Пересекаю Исаакиевскую площадь, навстречу «наш муж».
— А я к вам, — говорит.
— А я к князю Петру Андреевичу Вяземскому. Пошли? Или у вас что-нибудь?
— Премиальная аукнулась, и вообще…
— А вообще что?
Заканючил: и сослуживцы сволочи, и соседи-то подонки.
— И скучища, деваться некуда.
Это на петербургских-то улицах скучища вам? А почему? А потому что видите голой физикой глаза, слепая вы душа!
Вон дом с балконом над подъездом, против Исаакия. Что он вам? Управление какого-нибудь Гипро-лен-пром-гром-монтажа, и все тут. Одни совслужащие туда-сюда дверями хлопают.
А на этом балконе Дидро стоял! Носатый, в камзоле и чулках. Дом Нарышкиных это. «Они так добры со мной, — писал Дени жене, — как с братом».
А за углом — дом Набокова… Да что говорить! Вы же грамотный человек — скучища вам в городе «духовным всей тьмой перебывавших душ».
Кому это Вяземский:
Не путник вы земной, сиделец вы конторский!
Вру, конечно. Ничего подобного я ему не сказал. Подумал только.
У моей единственной соседки по коридору, семидесятипятилетней учительницы литературы, полуслепой Юлии Михайловны, «всего что осталось развлечений в жизни — это радио и теперь вот Борис Яковлевич». Которого она окрестила «старьевщиком». За мое пристрастие к старине.
Сама целиком в дне сегодняшнем, в «последних известиях». И медом не корми, любит поделиться со мной.
— По моему радио, — скажет, — вот что и вот что. А по вашему?
И хотя на сообщения моего радио спешит возразить, заинтересованность ее не ослабевает…
А тут как-то шаркает, слышу, шлепанцами по коридору, рукой за стеночку — на кухню. Где мы с ней и общаемся чаще всего, кулинарничая каждый себе. И из-за порожка спрашивает, глядя мимо меня:
— Вы здесь, Борис Яковлевич?
— Здесь, Юлия Михайловна.
Она входит, садится на табуретку у своего столика:
— Слышали бы вы, какое стихотворение читали сейчас по радио, это что-то необыкновенное! Про таинственную красавицу всю в драгоценностях и в шляпе со страусовыми перьями. Чье — я не расслышала.
Не «Незнакомку» ли Блока? — говорю: — «И шляпа с траурными перьями, И в кольцах узкая рука…»
Юлия Михайловна моя аж руками всплеснула:
— Ну надо же! Знает! Все знает!
Беда в том, что спутница моя — жена одного из молодых, почтительно приятельствующих со мной.

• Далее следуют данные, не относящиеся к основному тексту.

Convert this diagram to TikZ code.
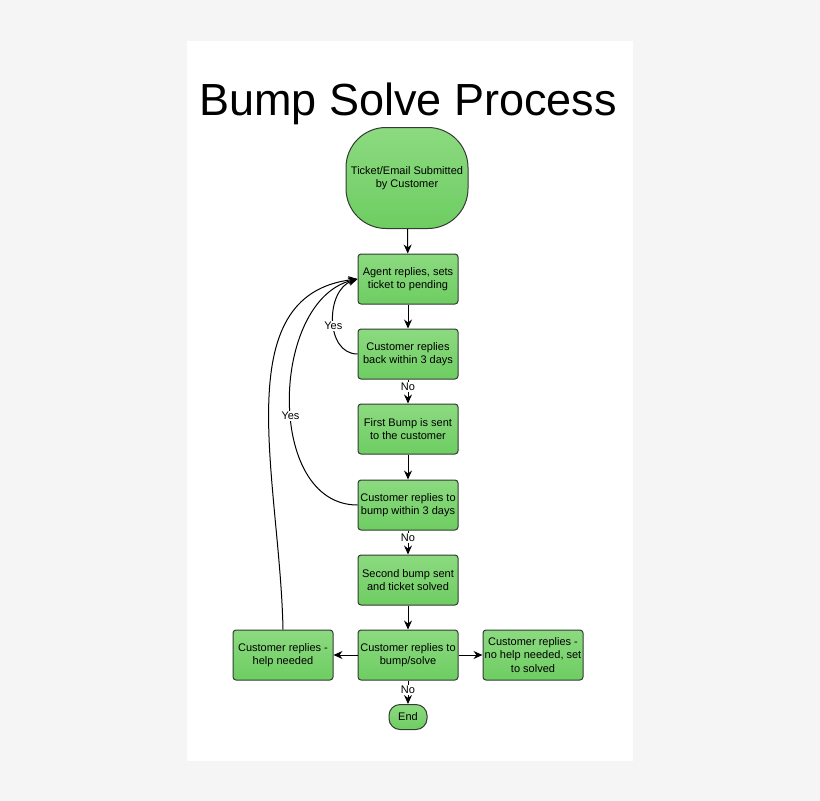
\documentclass[tikz,border=0pt]{standalone}
\usepackage{fontspec}
\setmainfont{Liberation Sans}
\usetikzlibrary{arrows.meta}
\definecolor{bg}{RGB}{245,245,245}
\definecolor{gfill}{RGB}{110,205,98}
\definecolor{gfill2}{RGB}{140,218,128}
\definecolor{edge}{RGB}{50,60,50}
\begin{document}
\begin{tikzpicture}[x=1pt,y=-1pt,
  box/.style={draw=edge,line width=1pt,rounded corners=3pt,top color=gfill2,bottom color=gfill,
    minimum width=100pt,minimum height=50pt,align=center,font=\fontsize{11}{13.5}\selectfont,inner sep=1pt},
  arr/.style={-{Stealth[length=9pt,width=8pt]},line width=1pt,black},
  lab/.style={fill=white,font=\fontsize{11}{12}\selectfont,inner sep=1pt}]
\fill[bg] (0,0) rectangle (820,801);
\useasboundingbox (0,0) rectangle (820,801);
\fill[white] (187,41) rectangle (633,761);
\node[font=\fontsize{45}{52}\selectfont] (title) at (408,104) {Bump Solve Process};
\node[box,minimum width=122pt,minimum height=101pt,rounded corners=40pt] (s) at (407,178) {Ticket/Email Submitted\\by Customer};
\node[box] (a) at (408,279) {Agent replies, sets\\ticket to pending};
\node[box] (b) at (408,354) {Customer replies\\back within 3 days};
\node[box] (c) at (408,429) {First Bump is sent\\to the customer};
\node[box] (d) at (408,505) {Customer replies to\\bump within 3 days};
\node[box] (e) at (408,580) {Second bump sent\\and ticket solved};
\node[box] (f) at (408,655) {Customer replies to\\bump/solve};
\node[box] (l) at (283,655) {Customer replies -\\help needed};
\node[box] (r) at (533,655) {Customer replies -\\no help needed, set\\to solved};
\node[box,minimum width=38pt,minimum height=25pt,rounded corners=11pt] (end) at (408,717) {End};
\draw[arr] (s) -- (a);
\draw[arr] (a) -- (b);
\draw[arr] (b) -- node[lab,pos=0.3]{No} (c);
\draw[arr] (c) -- (d);
\draw[arr] (d) -- node[lab,pos=0.3]{No} (e);
\draw[arr] (e) -- (f);
\draw[arr] (f) -- node[lab,pos=0.4]{No} (end);
\draw[arr] (f) -- (l);
\draw[arr] (f) -- (r);
\draw[arr] (b.west) .. controls (325,354) and (325,290) .. node[lab,pos=0.45]{Yes} (a.west);
\draw[arr] (d.west) .. controls (265,505) and (270,300) .. node[lab,pos=0.45]{Yes} (a.west);
\draw[arr] (l.north) .. controls (280,480) and (225,295) .. (a.west);
\end{tikzpicture}
\end{document}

Заглядываю к ним как-то. Открывает она, выйдя из ванной, видимо. И, смущенная:
— Здравствуйте! Извините, прошу… Я сейчас.
Сама в ванную обратно.
Тут же дочка ее, первоклашка. Заглядывает к ней и, хитрюще прищурясь, шепчет:
— А что это ты такая радая стала?
Радости эти начались, что называется, с первого взгляда. А встречи наши один на один, всегда случайные как бы, но умалчиваемые почему-то — с прошлой осени.
Выгуливающие вдоль Крюкова канала собак успели привыкнуть уже, а иногда и заговаривали на собачьи темы с длинным, в роговых очках, в усах, в седеющих патлах на поднятом воротнике изрядно потертого пальто реглан. Который, случалось, звонил, оставив своего псенка за дверью телефона-автомата.
Это был я. Я звонил ей. Из своих пятидесяти пяти в ее двадцать восемь.
Набирал на вертушке номер, если занято было — ждал, глядя на мокрый асфальт, почти сплошь утоптанный кленовыми листьями, такими ярко-желтыми, что желтизна их и под низким тяжелым небом создавала иллюзию солнечности.
В тот день она мне — через весь город на ухо:
— Поехали за город куда-нибудь, ну хотя бы в Ораниенбаум.
На что я ей:
— В выходной-то!
— Ну и что ж, что выходной? Кто туда в такую погоду! Ну поехали, ну пожалуйста.
Часа не прошло — я на Балтийском вокзале. Следом она, раскрасневшаяся, с сумкой через плечо, шарит меня глазами среди пассажиров. Встретились взглядами. Я, не торопясь, закованный в личину, подобающую возрасту моему, улыбаюсь ей. Она сникает, подбегая:
— Зачем вы так! Меня пугает эта ваша манера.
Меня пугала ее безоглядность.
Она мне:
— Все равно ведь раньше или позже откроется!
— Хорошенькое дело, — гужу я, — и что тогда? С поезда на карусель пересядете?